Yemeni’s bury their dead after yet another Saudi air raid.
A report released by the UN this week confirmed in considerable detail misdeeds by the Saudi-led coalition in Yemen, killing thousands of civilians in Yemen, raping and torturing detainees, and using child soldiers. In a masterpiece in understatement the report warned these may amount to war crimes.
While the Saudis didn’t dispute any of this, their government was reportedly furious about the report, angrily condemning it as having “misconstrued the facts of the conflict… ignoring the true reasons for the conflict,” while saying that it was an Iranian coup against the “legitimate government in Yemen.”
While previous UN resolutions more or less accepted the Saudi narrative that the war is meant to reinstall the Hadi government, that massive death toll and the many, many war crimes committed have fueled a lot of international consternation.

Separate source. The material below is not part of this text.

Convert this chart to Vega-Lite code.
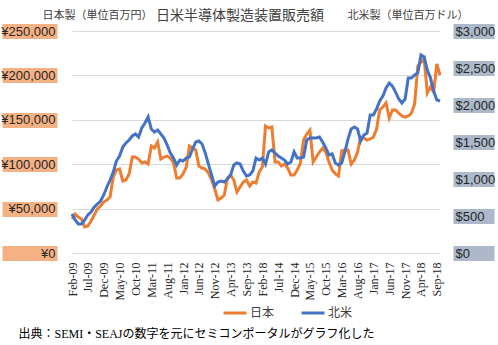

Still, UN reports detailing war crimes by the Saudi coalition have been met by Saudi condemnation, and in the past that, combined with US support for the war, has been enough to keep the UN from doing anything in particular about the situation.
The UN General Assembly has repeatedly acquiesced to demands that the Saudis be allowed to investigate themselves on the war, which has meant probes are rare, and never come up with anything meaningful.
While it is gratifying to see this forgotten war being properly reported in mainstream media at last, one can’t help contrasting the belated coverage of the four year old Muslim on Muslim conflict and the near silence with which liberal talking heads have responded to it, to the chorus of outrage that has greeted the attacks on Rohingya muslims in Myanmar, or the genicidal campaigns of Sunni Muslims against Christians, Jews, Yazidi and Druze in Syria, Iraq and northern Iran.
Myanmar has been the site of serious conflicts between Buddhist and Muslim communities, particularly in Rakhine State where at least 146,000 persons have been displaced since the first riots in June 2012. This violence has prompted international organizations dedicated to early warning of mass violence to issue alarms, but the dynamics of this conflict are understood differently in Myanmar. In May, three Nobel laureates called violence and persecution of Muslims in Myanmar “nothing less than genocide.” A few days later, U Zaw Aye Maung, the Rakhine Affairs Minister for Yangon Region, was quoted by the Reuters news agency as saying, “if genocide was taking place in Rakhine State, then it was against ethnic Rakhine Buddhists.
It seems the attitude of mainstream media and western liberals is that genocides of Christians, Jews, Buddhist, Hindus and regional sects by Muslims are OK, because “Multiculturalism,” but anybody who tries to defend their home or culture against Muslim aggression is a racist.